Jezmynne Wezcott, The Claremont Colleges
Meebo widget in home page for her “Welcome to the Science Library” site.
Web Content Tool: Tip: Set new windows such as Refworks, etc. to open in a new window so that users won’t lose their work in that window as they navigate between Sakai and the other. Limit # of links in Web Content, because too many creates scrolling–just put the most important ones in here, and use Resources for the rest of the stuff. JW has created a dynamic list of all journals in a subject collection using the Web Content (note to self: ask to see this?)
Resources Tool: Tip: It’s useful to duplicate relevant items across multiple folders, i.e. guide/handout for Google Scholar, because these are used by many different disciplines. Use text or HTML for users who may not have Adobe or MS Office. Make items or entire folders publicly viewable in the item’s details so that they can be linked to from other pages/sites.
Assignments Tool: Good for a “How To” step-by-step research guide. Suggested library assignments beyond research papers. Work with faculty to share ideas, encourage faculty to point students to the library site.

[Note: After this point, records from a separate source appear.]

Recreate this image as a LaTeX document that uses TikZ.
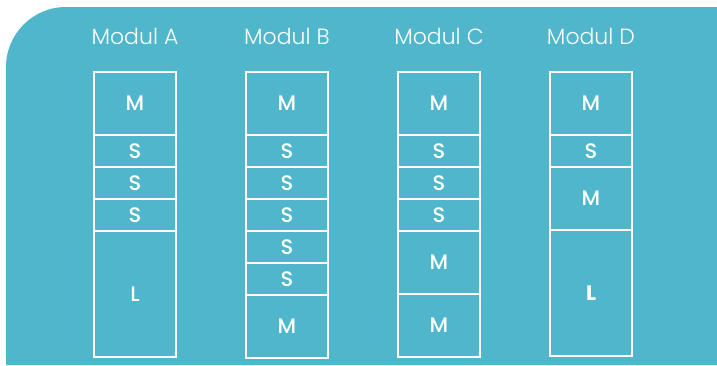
\documentclass[tikz,border=0pt]{standalone}
\usepackage{fontspec}
\setmainfont{Poppins}
\newfontfamily\thinfont{Poppins Light}
\newfontfamily\midfont{Poppins Medium}
\usetikzlibrary{positioning}
\definecolor{modteal}{RGB}{80,182,204}

\begin{document}
\begin{tikzpicture}[x=1pt, y=1pt,
    blk/.style={draw=white, line width=2.5pt, outer sep=0pt, inner sep=0pt,
      minimum width=82pt, text=white, font=\midfont\fontsize{21}{21}\selectfont},
    sblk/.style={blk, minimum height=32pt},
    mblk/.style={blk, minimum height=63pt},
    lblk/.style={blk, minimum height=126pt},
    modtitle/.style={text=white, font=\thinfont\fontsize{22}{22}\selectfont}]
                \useasboundingbox (0,0) rectangle (717,-365);

                % Draw the teal panel with its rounded corner
                \fill[modteal] (6,-365) -- (6,-67) arc[start angle=180, end angle=90, radius=60]
                    -- (717,-7) -- (717,-365) -- cycle;

                % Titles
                \node[modtitle] (ta) at (135,-36) {Modul A};
                \node[modtitle] (tb) at (287,-36) {Modul B};
                \node[modtitle] (tc) at (439,-36) {Modul C};
                \node[modtitle] (td) at (591,-36) {Modul D};

                % Modul A
                \node[mblk, anchor=north] (a1) at (135,-72) {M};
                \node[sblk, below=0pt of a1] (a2) {S};
                \node[sblk, below=0pt of a2] (a3) {S};
                \node[sblk, below=0pt of a3] (a4) {S};
                \node[lblk, below=0pt of a4] (a5) {L};

                % Modul B
                \node[mblk, anchor=north] (b1) at (287,-72) {M};
                \node[sblk, below=0pt of b1] (b2) {S};
                \node[sblk, below=0pt of b2] (b3) {S};
                \node[sblk, below=0pt of b3] (b4) {S};
                \node[sblk, below=0pt of b4] (b5) {S};
                \node[sblk, below=0pt of b5] (b6) {S};
                \node[mblk, below=0pt of b6] (b7) {M};

                % Modul C
                \node[mblk, anchor=north] (c1) at (439,-72) {M};
                \node[sblk, below=0pt of c1] (c2) {S};
                \node[sblk, below=0pt of c2] (c3) {S};
                \node[sblk, below=0pt of c3] (c4) {S};
                \node[mblk, below=0pt of c4] (c5) {M};
                \node[mblk, below=0pt of c5] (c6) {M};

                % Modul D
                \node[mblk, anchor=north] (d1) at (591,-72) {M};
                \node[sblk, below=0pt of d1] (d2) {S};
                \node[mblk, below=0pt of d2] (d3) {M};
                \node[lblk, below=0pt of d3, font=\bfseries\fontsize{21}{21}\selectfont] (d4) {L};
\end{tikzpicture}
\end{document}
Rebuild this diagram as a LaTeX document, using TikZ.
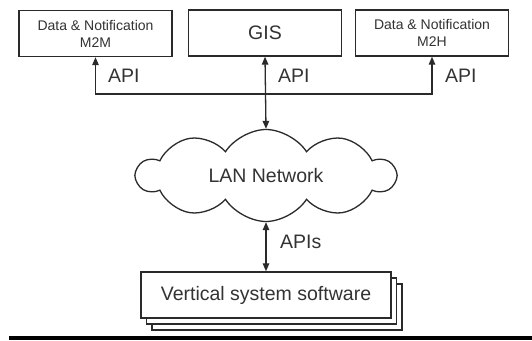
\documentclass[tikz,border=0pt]{standalone}
\usepackage{fontspec}
\setmainfont{Liberation Sans}
\usetikzlibrary{shapes.symbols,arrows.meta}
\definecolor{ln}{HTML}{2A2A2A}
\definecolor{tx}{HTML}{333333}
\begin{document}
\begin{tikzpicture}[x=1pt,y=-1pt,
  box/.style={draw=ln,line width=1.4pt,fill=white,minimum width=153pt,minimum height=46pt,inner sep=0pt,text=tx,align=center},
  small/.style={font=\fontsize{14}{17}\selectfont},
  big/.style={font=\fontsize{19.5}{22}\selectfont},
  conn/.style={draw=ln,line width=1.3pt,{Triangle[length=8pt,width=6.5pt]}-{Triangle[length=8pt,width=6.5pt]}},
  uparr/.style={draw=ln,line width=1.3pt,-{Triangle[length=8pt,width=6.5pt]}},
  lbl/.style={big,text=tx,anchor=west,inner sep=0pt}]
\fill[white] (0,0) rectangle (532,340);
\useasboundingbox (0,0) rectangle (532,340);
% top boxes
\node[box,small] (m2m) at (95.5,33.5) {Data \& Notification\\M2M};
\node[box,big] (gis) at (265,33) {GIS};
\node[box,small] (m2h) at (432,33) {Data \& Notification\\M2H};
% cloud
\node[cloud,draw=ln,line width=1.3pt,fill=white,cloud puffs=10,cloud puff arc=115,aspect=3,minimum width=258pt,minimum height=92pt,inner sep=0pt,text=tx,big] (lan) at (266,175.5) {LAN Network};
% stacked software boxes
\node[box,big,minimum width=250pt,minimum height=46pt] (vss3) at (277,307) {};
\node[box,big,minimum width=250pt,minimum height=46pt] (vss2) at (271.5,301) {};
\node[box,big,minimum width=250pt,minimum height=46pt] (vss) at (266,295) {Vertical system software};
% bus
\coordinate (bus) at (266,94);
\draw[uparr] (bus) -| (m2m.south);
\draw[uparr] (bus) -| (m2h.south);
\draw[conn] (gis.south) -- (lan.north);
\draw[conn] (lan.south) -- (vss.north);
% labels
\node[lbl] (api1) at (108,76) {API};
\node[lbl] (api2) at (278,76) {API};
\node[lbl] (api3) at (445,76) {API};
\node[lbl] (apis) at (280,242) {APIs};
% bottom bar
\fill[black] (9,336) rectangle (532,340);
\end{tikzpicture}
\end{document}
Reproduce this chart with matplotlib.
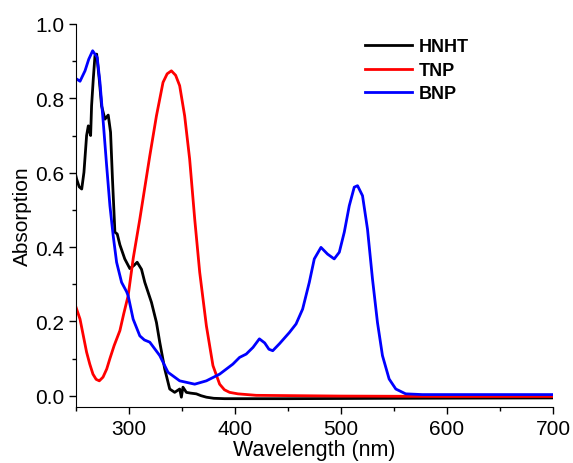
import matplotlib
matplotlib.use("Agg")
from matplotlib import pyplot as plt
from matplotlib.ticker import MultipleLocator

plt.rcParams['font.family'] = ['Liberation Sans', 'DejaVu Sans']

# absorption spectra
wl_hnht = [250, 250.6, 253, 255.4, 257.5, 260, 261.6, 263.8, 264.7, 266.3, 267.9, 269.5,
           271.9, 274.1, 277.3, 280.4, 282.6, 284.4, 286.7, 288.9, 291.4, 296, 300.8,
           304.5, 307.7, 311.8, 314.9, 321.2, 325.9, 329, 333.7, 338.4, 343.1, 347.8,
           349.4, 350.9, 354.1, 358, 363.5, 368, 373, 380, 390, 450, 550, 700]
abs_hnht = [0.59, 0.583, 0.562, 0.556, 0.601, 0.70, 0.726, 0.70, 0.78, 0.852, 0.915, 0.919,
            0.852, 0.78, 0.744, 0.755, 0.709, 0.583, 0.44, 0.435, 0.406, 0.368, 0.342,
            0.35, 0.359, 0.34, 0.305, 0.251, 0.197, 0.144, 0.072, 0.018, 0.009, 0.018,
            -0.004, 0.023, 0.009, 0.007, 0.005, 0.0, -0.004, -0.007, -0.008, -0.008, -0.007, -0.006]

wl_tnp = [250, 253.8, 257, 260, 263, 266, 269, 272, 275.5, 279, 282, 286, 291.4, 295, 299.2,
          304, 310.2, 314.9, 319.6, 325.9, 332.1, 336, 340, 344, 347.8, 352.5, 357.2, 362,
          366.7, 373, 379.2, 385.5, 390, 394.9, 402.7, 420, 500, 600, 700]
abs_tnp = [0.238, 0.206, 0.16, 0.117, 0.085, 0.058, 0.044, 0.04, 0.05, 0.072, 0.1, 0.135,
           0.175, 0.22, 0.269, 0.37, 0.475, 0.56, 0.645, 0.753, 0.843, 0.866, 0.874, 0.862,
           0.834, 0.753, 0.637, 0.475, 0.332, 0.188, 0.081, 0.031, 0.016, 0.009, 0.005,
           0.001, -0.001, -0.002, -0.002]

wl_bnp = [250, 250.6, 253.8, 258.5, 262, 265.7, 270, 272.6, 275.7, 278.9, 282, 285.1,
          288.3, 293, 297.7, 299.2, 303.9, 310.2, 314.5, 319.6, 329, 336.8, 347.8, 362,
          373, 385.5, 398, 404.3, 410.6, 417, 423, 428, 432, 435.6, 442, 451.3, 457.6,
          463.8, 470.1, 474.8, 481.1, 487.3, 493.6, 498.4, 503.1, 507.8, 512.5, 515.6,
          520.3, 525, 529.7, 534.4, 539.1, 545.4, 551.7, 561, 576.7, 620, 700]
abs_bnp = [0.852, 0.852, 0.846, 0.874, 0.905, 0.928, 0.91, 0.843, 0.736, 0.619, 0.511,
           0.43, 0.359, 0.305, 0.28, 0.269, 0.206, 0.161, 0.15, 0.144, 0.108, 0.063, 0.04,
           0.031, 0.04, 0.058, 0.085, 0.103, 0.112, 0.13, 0.153, 0.142, 0.125, 0.121, 0.14,
           0.17, 0.193, 0.233, 0.305, 0.368, 0.399, 0.381, 0.368, 0.386, 0.44, 0.511, 0.561,
           0.565, 0.538, 0.448, 0.314, 0.197, 0.108, 0.045, 0.018, 0.005, 0.003, 0.003, 0.003]

fig = plt.figure(figsize=(5.73, 4.64), dpi=100)
ax = fig.add_axes([76/573, 1-408/464, (553-76)/573, (408-25)/464])

ax.plot(wl_hnht, abs_hnht, color="black", lw=2, label="HNHT")
ax.plot(wl_tnp, abs_tnp, color="red", lw=2, label="TNP")
ax.plot(wl_bnp, abs_bnp, color="blue", lw=2, label="BNP")

ax.set_xlim(250, 700)
ax.set_ylim(-0.0304, 1.0)
ax.xaxis.set_major_locator(MultipleLocator(100))
ax.xaxis.set_minor_locator(MultipleLocator(50))
ax.yaxis.set_minor_locator(MultipleLocator(0.1))
ax.set_yticks([0.0, 0.2, 0.4, 0.6, 0.8, 1.0])
ax.set_yticklabels(["0.0", "0.2", "0.4", "0.6", "0.8", "1.0"])
ax.spines["top"].set_visible(False)
ax.spines["right"].set_visible(False)
ax.tick_params(which="major", direction="out", length=5, width=1, labelsize=15)
ax.tick_params(which="minor", direction="out", length=3, width=1)

ax.set_xlabel("Wavelength (nm)", fontsize=15.5, labelpad=1)
ax.set_ylabel("Absorption", fontsize=15, labelpad=2)

leg = ax.legend(loc="upper left", bbox_to_anchor=(0.572, 1.005), frameon=False,
                prop={"weight": "bold", "size": 13}, handlelength=2.6,
                labelspacing=0.36, handletextpad=0.35)

fig.savefig("out.png", dpi=100)
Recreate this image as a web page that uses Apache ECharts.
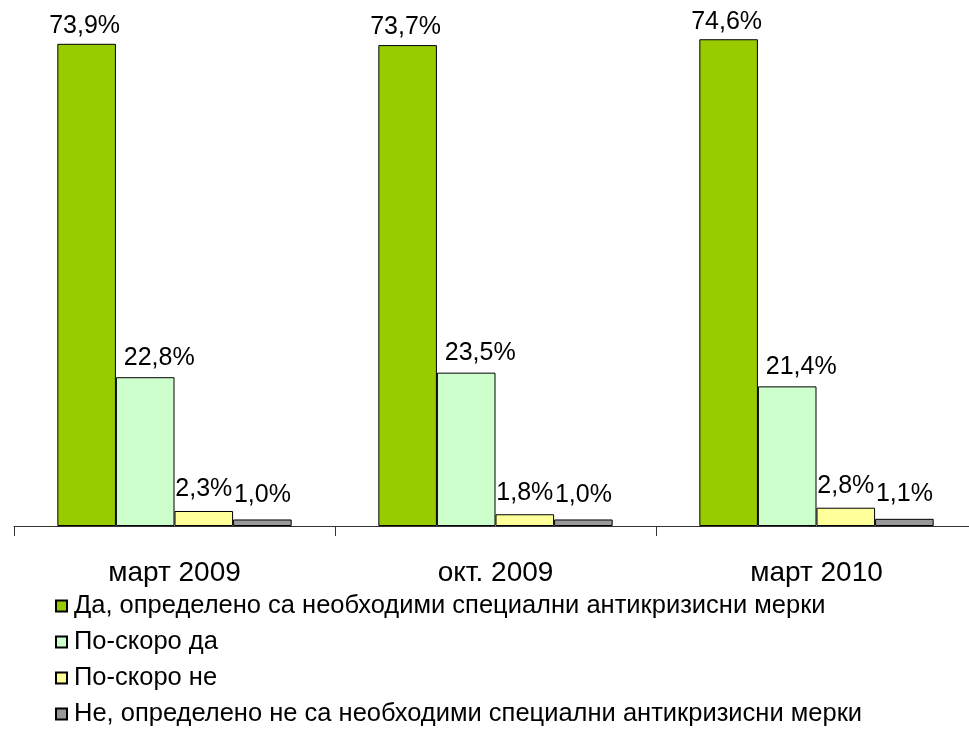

Wiki Tool: Use text, links, images, video/audio files. Store items in a folder in resources. Place items marked publicly viewable in other sites (i.e. My Workspace) and link to them. Easy to use.
JW’s setup: students and faculty can voluntarily join the site via the public directory (publicized via in-class sessions.) Surprisingly popular. Sakai administrator on campus can say which are most highly-visited sites in the system, for assessment purposes. Faculty subsequently add librarians to course sites. Site stats indicate logins, events, and resources accessed.
Next steps: more librarian involvement, course-integrated instruction (work with faculty to integrate the library site and content into their research assignments), electronic reserves migration to Sakai. Create admin login to enable library staff to upload content to course sites. (?)